First Author  Yoshikawa F Year  1999
Journal  J Biol Chem Volume  274
Issue  1 Pages  316-27
PubMed ID  9867846 Mgi Jnum  J:51825
Mgi Id  MGI:1327005 Doi  10.1074/jbc.274.1.316
Citation  Yoshikawa F, et al. (1999) Trypsinized cerebellar inositol 1,4,5-trisphosphate receptor. Structural and functional coupling of cleaved ligand binding and channel domains. J Biol Chem 274(1):316-27
abstractText  The type 1 inositol 1,4,5-trisphosphate receptor (IP3R1) is a tetrameric intracellular inositol 1,4,5-trisphosphate (IP3)-gated Ca2+ release channel (calculated molecular mass = approximately 313 kDa/subunit).
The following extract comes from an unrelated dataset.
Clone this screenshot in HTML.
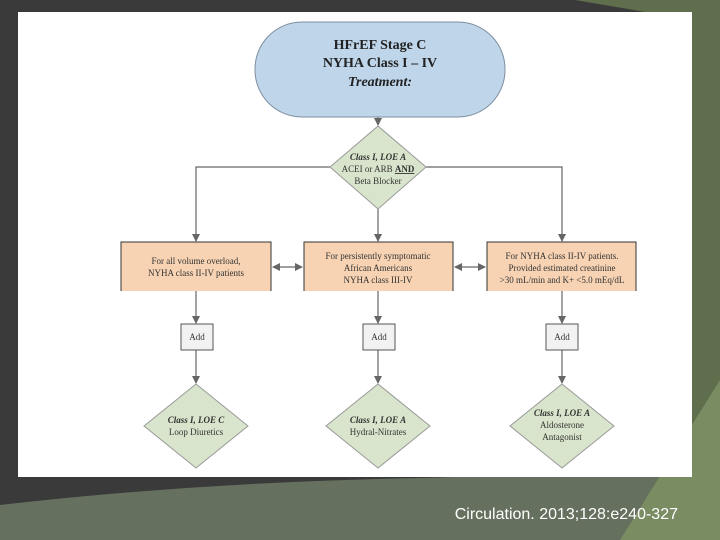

We studied structural and functional coupling in this protein complex by limited (controlled) trypsinization of membrane fractions from mouse cerebellum, the predominant site for IP3R1. Mouse IP3R1 (mIP3R1) was trypsinized into five major fragments (I-V) that were positioned on the entire mIP3R1 sequence by immuno-probing with 11 site-specific antibodies and by micro-sequencing of the N termini. Four fragments I-IV were derived from the N-terminal cytoplasmic region where the IP3-binding region extended over two fragments I (40/37 kDa) and II (64 kDa). The C-terminal fragment V (91 kDa) included the membrane-spanning channel region. All five fragments were pelleted by centrifugation as were membrane proteins. Furthermore, after solubilizing with 1% Triton X-100, all were co-immunoprecipitated with the C terminus-specific monoclonal antibody that recognized only the fragment V. These data suggested that the native mIP3R1-channel is an assembly of four subunits, each of which is constituted by non-covalent interactions of five major, well folded structural components I-V that are not susceptible to attack by mild trypsinolysis. Ca2+ release experiments further revealed that even the completely fragmented mIP3R1 retained significant IP3-induced Ca2+ release activity. These data suggest that structural coupling among five split components conducts functional coupling for IP3-induced Ca2+ release, despite the loss of peptide linkages. We propose structural-functional coupling in the mIP3R1, that is neighboring coupling between components I and II for IP3 binding and long-distant coupling between the IP3 binding region and the channel region (component V) beyond trypsinized gaps for ligand gating.